RECORDS TO USE =>
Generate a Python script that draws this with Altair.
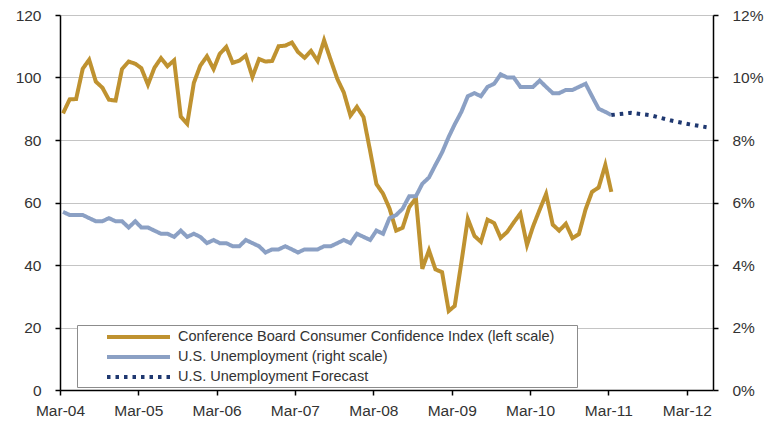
import altair as alt
import pandas as pd

# ---- data ----
conf_start = "2004-03"
confidence = [
    88.5, 93.0, 93.1, 102.8, 105.7, 98.7, 96.7, 92.9, 92.6, 102.7,
    105.1, 104.4, 103.0, 97.7, 103.1, 106.2, 103.6, 105.5, 87.5, 85.2, 98.3, 103.8,
    106.8, 102.7, 107.5, 109.8, 104.7, 105.4, 107.0, 100.2, 105.9, 105.1, 105.3, 110.0,
    110.2, 111.2, 108.2, 106.3, 108.5, 105.3, 111.9, 105.6, 99.5, 95.2, 87.8, 90.6,
    87.3, 76.4, 65.9, 62.8, 58.1, 51.0, 51.9, 58.5, 61.4, 38.8, 44.7, 38.6,
    37.7, 25.3, 26.9, 40.8, 54.8, 49.3, 47.4, 54.5, 53.4, 48.7, 50.6, 53.6,
    56.5, 46.4, 52.3, 57.7, 62.7, 52.9, 51.0, 53.2, 48.6, 49.9, 57.8, 63.4,
    64.8, 72.0, 63.4,
]
unemployment = [
    5.7, 5.6, 5.6, 5.6, 5.5, 5.4, 5.4, 5.5, 5.4, 5.4,
    5.2, 5.4, 5.2, 5.2, 5.1, 5.0, 5.0, 4.9, 5.1, 4.9, 5.0, 4.9,
    4.7, 4.8, 4.7, 4.7, 4.6, 4.6, 4.8, 4.7, 4.6, 4.4, 4.5, 4.5,
    4.6, 4.5, 4.4, 4.5, 4.5, 4.5, 4.6, 4.6, 4.7, 4.8, 4.7, 5.0,
    4.9, 4.8, 5.1, 5.0, 5.5, 5.6, 5.8, 6.2, 6.2, 6.6, 6.8, 7.2,
    7.6, 8.1, 8.5, 8.9, 9.4, 9.5, 9.4, 9.7, 9.8, 10.1, 10.0, 10.0,
    9.7, 9.7, 9.7, 9.9, 9.7, 9.5, 9.5, 9.6, 9.6, 9.7, 9.8, 9.4,
    9.0, 8.9, 8.8,
]
forecast_dates = ["2011-03-15", "2011-06-15", "2011-09-15", "2011-12-15", "2012-03-15", "2012-06-01"]
forecast = [8.8, 8.87, 8.79, 8.63, 8.5, 8.41]

series_names = [
    "Conference Board Consumer Confidence Index (left scale)",
    "U.S. Unemployment (right scale)",
    "U.S. Unemployment Forecast",
]
series_colors = ["#BF9230", "#8BA0C4", "#1F3870"]
series_dash = [[1, 0], [1, 0], [3.5, 5]]

year_ticks = list(range(2004, 2013))

# ---- build table ----
months = pd.date_range(conf_start + "-01", periods=len(confidence), freq="MS")
mid = [d.strftime("%Y-%m-15") for d in months]
rows = []
for d, v in zip(mid, confidence):
    rows.append({"date": d, "value": v, "series": series_names[0]})
for d, v in zip(mid, unemployment):
    rows.append({"date": d, "value": v, "series": series_names[1]})
for d, v in zip(forecast_dates, forecast):
    rows.append({"date": d, "value": v, "series": series_names[2]})
df = pd.DataFrame(rows)

FONT = "Liberation Sans"
TXT = "#333333"

x_enc = alt.X(
    "date:T",
    scale=alt.Scale(
        type="utc",
        domain=[alt.DateTime(year=2004, month=3, date=1, utc=True),
                alt.DateTime(year=2012, month=7, date=1, utc=True)],
    ),
    axis=alt.Axis(
        title=None,
        values=[alt.DateTime(year=y, month=3, date=1, utc=True) for y in year_ticks],
        labelExpr="utcFormat(datum.value, '%b-%y')",
        labelFlush=False,
        grid=False,
        tickSize=5,
        tickColor="black",
        tickWidth=1.5,
        domainColor="black",
        domainWidth=1.5,
        labelPadding=8,
        labelFont=FONT,
        labelFontSize=15.5,
        labelColor=TXT,
    ),
)

# long horizontal stroke drawn in a small nominal symbol box
legend_line = "M-3.9375,0H3.9375"

color_enc = alt.Color(
    "series:N",
    scale=alt.Scale(domain=series_names, range=series_colors),
    legend=alt.Legend(
        title=None,
        orient="none",
        legendX=17,
        legendY=310,
        direction="vertical",
        symbolType=legend_line,
        symbolSize=256,
        symbolStrokeWidth=4,
        symbolOffset=49.5,
        padding=2,
        rowPadding=2,
        labelOffset=29.5,
        labelLimit=0,
        strokeColor="#8c8c8c",
        fillColor="white",
        labelFont=FONT,
        labelFontSize=14.5,
        labelColor=TXT,
        labelExpr="datum.label + '\u00a0\u00a0\u00a0\u00a0\u00a0\u200b'",
    ),
)
dash_enc = alt.StrokeDash(
    "series:N",
    scale=alt.Scale(domain=series_names, range=series_dash),
    legend=None,
)

left = alt.Chart(df).transform_filter(
    alt.datum.series == series_names[0]
).mark_line(strokeWidth=4, strokeJoin="miter").encode(
    x=x_enc,
    y=alt.Y(
        "value:Q",
        scale=alt.Scale(domain=[0, 120], nice=False, zero=True),
        axis=alt.Axis(
            title=None,
            orient="left",
            values=[0, 20, 40, 60, 80, 100, 120],
            grid=True,
            gridColor="#C4C4C4",
            gridWidth=1.2,
            tickSize=5,
            tickColor="black",
            tickWidth=1.5,
            domainColor="black",
            domainWidth=1.5,
            labelPadding=14,
            labelFont=FONT,
            labelFontSize=15.5,
            labelColor=TXT,
        ),
    ),
    color=color_enc,
    strokeDash=dash_enc,
)

right = alt.Chart(df).transform_filter(
    (alt.datum.series == series_names[1]) | (alt.datum.series == series_names[2])
).mark_line(strokeWidth=4, strokeJoin="miter").encode(
    x=x_enc,
    y=alt.Y(
        "value:Q",
        scale=alt.Scale(domain=[0, 12], nice=False, zero=True),
        axis=alt.Axis(
            title=None,
            orient="right",
            values=[0, 2, 4, 6, 8, 10, 12],
            labelExpr="datum.value + '%'",
            grid=False,
            tickSize=5,
            tickColor="black",
            tickWidth=1.5,
            domainColor="black",
            domainWidth=1.5,
            labelPadding=14,
            labelFont=FONT,
            labelFontSize=15.5,
            labelColor=TXT,
        ),
    ),
    color=color_enc,
    strokeDash=dash_enc,
    detail="series:N",
)

chart = alt.layer(left, right).resolve_scale(y="independent").properties(
    width=653,
    height=375,
    autosize=alt.AutoSizeParams(type="none"),
    padding={"left": 52, "top": 7, "right": 53, "bottom": 28},
    background="white",
).configure_view(stroke=None)

chart.save("out.html", embed_options={"renderer": "svg", "actions": False})
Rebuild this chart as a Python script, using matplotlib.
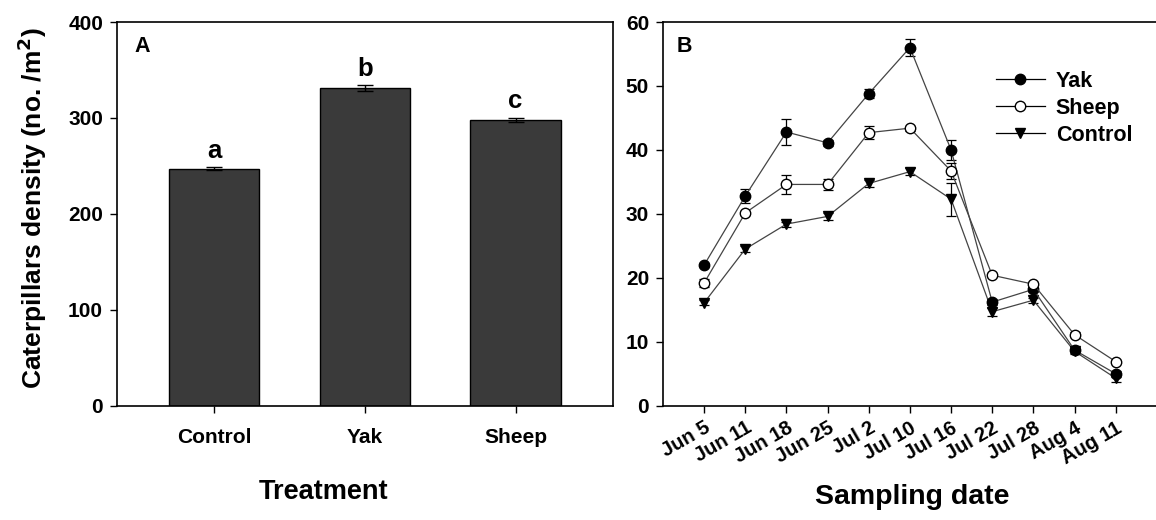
import matplotlib
matplotlib.use("Agg")
import matplotlib.pyplot as plt
from matplotlib.lines import Line2D

plt.rcParams['font.family'] = ['Liberation Sans', 'DejaVu Sans']
plt.rcParams['font.weight'] = 'bold'

# ---- Panel A data ----
treatments = ["Control", "Yak", "Sheep"]
density = [247, 331, 298]
density_err = [1.5, 3, 2]
letters = ["a", "b", "c"]

# ---- Panel B data ----
dates = ["Jun 5", "Jun 11", "Jun 18", "Jun 25", "Jul 2", "Jul 10",
         "Jul 16", "Jul 22", "Jul 28", "Aug 4", "Aug 11"]
yak = [22.0, 32.8, 42.8, 41.1, 48.8, 56.0, 40.0, 16.2, 18.2, 8.7, 5.0]
yak_err = [0.3, 1.1, 2.0, 0.5, 0.7, 1.3, 1.6, 0.5, 0.4, 0.4, 0.5]
sheep = [19.2, 30.15, 34.6, 34.6, 42.7, 43.4, 36.7, 20.4, 19.0, 11.1, 6.9]
sheep_err = [0.6, 0.3, 1.5, 0.9, 1.0, 0.4, 1.2, 0.3, 0.4, 0.4, 0.3]
control = [16.1, 24.5, 28.4, 29.6, 34.75, 36.6, 32.3, 14.7, 16.5, 8.5, 4.3]
control_err = [0.4, 0.4, 0.4, 0.5, 0.5, 0.5, 2.6, 0.6, 0.4, 0.4, 0.6]

W, H = 1156, 520
fig = plt.figure(figsize=(W / 100, H / 100), dpi=100)

def px_axes(l, r, t, b):
    return fig.add_axes([l / W, 1 - b / H, (r - l) / W, (b - t) / H])

# ---------------- Panel A ----------------
axA = px_axes(117, 612.7, 22, 405.7)
xa = range(len(treatments))
axA.bar(xa, density, width=0.6, color='#3a3a3a', edgecolor='black', linewidth=1, zorder=2)
axA.errorbar(xa, density, yerr=density_err, fmt='none', ecolor='black',
             elinewidth=1, capsize=5.5, capthick=1, zorder=3)
for i, (v, e, l) in enumerate(zip(density, density_err, letters)):
    axA.text(i, v + e + 5, l, ha='center', va='bottom', fontsize=18.5, fontweight='bold')
axA.set_xlim(-0.645, 2.645)
axA.set_ylim(0, 400)
axA.set_yticks([0, 100, 200, 300, 400])
axA.set_xticks(list(xa))
axA.set_xticklabels(treatments)
axA.tick_params(axis='y', direction='out', length=5, width=1, labelsize=15, pad=5)
axA.tick_params(axis='x', direction='out', length=5, width=1, labelsize=15, pad=11)
for s in axA.spines.values():
    s.set_linewidth(1.2)
axA.text(0.036, 0.935, "A", transform=axA.transAxes, fontsize=15.5, fontweight='bold',
         ha='left', va='center')

# ---------------- Panel B ----------------
axB = px_axes(663, 1198, 22, 405.7)
xb = list(range(len(dates)))
line_kw = dict(color='#444444', linewidth=0.9, markersize=7.5, elinewidth=0.9,
               capsize=3.5, capthick=0.9, ecolor='black')
axB.errorbar(xb, yak, yerr=yak_err, marker='o', mfc='black', mec='black', zorder=4, **line_kw)
axB.errorbar(xb, sheep, yerr=sheep_err, marker='o', mfc='white', mec='black', zorder=5, **line_kw)
axB.errorbar(xb, control, yerr=control_err, marker='v', mfc='black', mec='black', zorder=3, **line_kw)
axB.set_xlim(-1, 12)
axB.set_ylim(0, 60)
axB.set_yticks([0, 10, 20, 30, 40, 50, 60])
axB.set_xticks(xb)
axB.set_xticklabels(dates, rotation=30, ha='right', rotation_mode='anchor')
axB.tick_params(axis='y', direction='out', length=5, width=1, labelsize=15, pad=5)
axB.tick_params(axis='x', direction='out', length=5, width=1, labelsize=14.5, pad=4)
axB.spines['right'].set_visible(False)
for s in axB.spines.values():
    s.set_linewidth(1.2)
axB.text(0.026, 0.935, "B", transform=axB.transAxes, fontsize=15.5, fontweight='bold',
         ha='left', va='center')

handles = [
    Line2D([], [], color='black', lw=0.9, marker='o', mfc='black', mec='black', ms=7.5),
    Line2D([], [], color='black', lw=0.9, marker='o', mfc='white', mec='black', ms=7.5),
    Line2D([], [], color='black', lw=0.9, marker='v', mfc='black', mec='black', ms=7.5),
]
fig.legend(handles, ["Yak", "Sheep", "Control"], loc='upper left',
           bbox_to_anchor=(987 / W, 1 - 62 / H), frameon=False,
           prop={'size': 15.5, 'weight': 'bold'}, handlelength=2.3,
           handletextpad=0.5, labelspacing=0.28, borderaxespad=0)

# ---- axis titles ----
fig.text(32 / W, 1 - 208 / H, "Caterpillars density (no. /m$^\\mathbf{2}$)", rotation=90,
         ha='center', va='center', fontsize=19, fontweight='bold')
fig.text(324 / W, 1 - 492 / H, "Treatment", ha='center', va='center',
         fontsize=19.5, fontweight='bold')
fig.text(912 / W, 1 - 497 / H, "Sampling date", ha='center', va='center',
         fontsize=20.5, fontweight='bold')

fig.savefig("out.png", dpi=100)
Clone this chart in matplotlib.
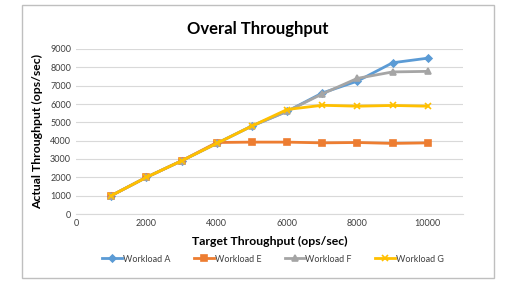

TASK STATEMENT => Skip the pictures and restate exactly the lines from the beginning of the listing to the line with "forecast = [8.8, 8.87, 8.79, 8.63, 8.5, 8.41]", that line included.

PROBLEM SOLUTION =>
Generate a Python script that draws this with Altair.
import altair as alt
import pandas as pd

# ---- data ----
conf_start = "2004-03"
confidence = [
    88.5, 93.0, 93.1, 102.8, 105.7, 98.7, 96.7, 92.9, 92.6, 102.7,
    105.1, 104.4, 103.0, 97.7, 103.1, 106.2, 103.6, 105.5, 87.5, 85.2, 98.3, 103.8,
    106.8, 102.7, 107.5, 109.8, 104.7, 105.4, 107.0, 100.2, 105.9, 105.1, 105.3, 110.0,
    110.2, 111.2, 108.2, 106.3, 108.5, 105.3, 111.9, 105.6, 99.5, 95.2, 87.8, 90.6,
    87.3, 76.4, 65.9, 62.8, 58.1, 51.0, 51.9, 58.5, 61.4, 38.8, 44.7, 38.6,
    37.7, 25.3, 26.9, 40.8, 54.8, 49.3, 47.4, 54.5, 53.4, 48.7, 50.6, 53.6,
    56.5, 46.4, 52.3, 57.7, 62.7, 52.9, 51.0, 53.2, 48.6, 49.9, 57.8, 63.4,
    64.8, 72.0, 63.4,
]
unemployment = [
    5.7, 5.6, 5.6, 5.6, 5.5, 5.4, 5.4, 5.5, 5.4, 5.4,
    5.2, 5.4, 5.2, 5.2, 5.1, 5.0, 5.0, 4.9, 5.1, 4.9, 5.0, 4.9,
    4.7, 4.8, 4.7, 4.7, 4.6, 4.6, 4.8, 4.7, 4.6, 4.4, 4.5, 4.5,
    4.6, 4.5, 4.4, 4.5, 4.5, 4.5, 4.6, 4.6, 4.7, 4.8, 4.7, 5.0,
    4.9, 4.8, 5.1, 5.0, 5.5, 5.6, 5.8, 6.2, 6.2, 6.6, 6.8, 7.2,
    7.6, 8.1, 8.5, 8.9, 9.4, 9.5, 9.4, 9.7, 9.8, 10.1, 10.0, 10.0,
    9.7, 9.7, 9.7, 9.9, 9.7, 9.5, 9.5, 9.6, 9.6, 9.7, 9.8, 9.4,
    9.0, 8.9, 8.8,
]
forecast_dates = ["2011-03-15", "2011-06-15", "2011-09-15", "2011-12-15", "2012-03-15", "2012-06-01"]
forecast = [8.8, 8.87, 8.79, 8.63, 8.5, 8.41]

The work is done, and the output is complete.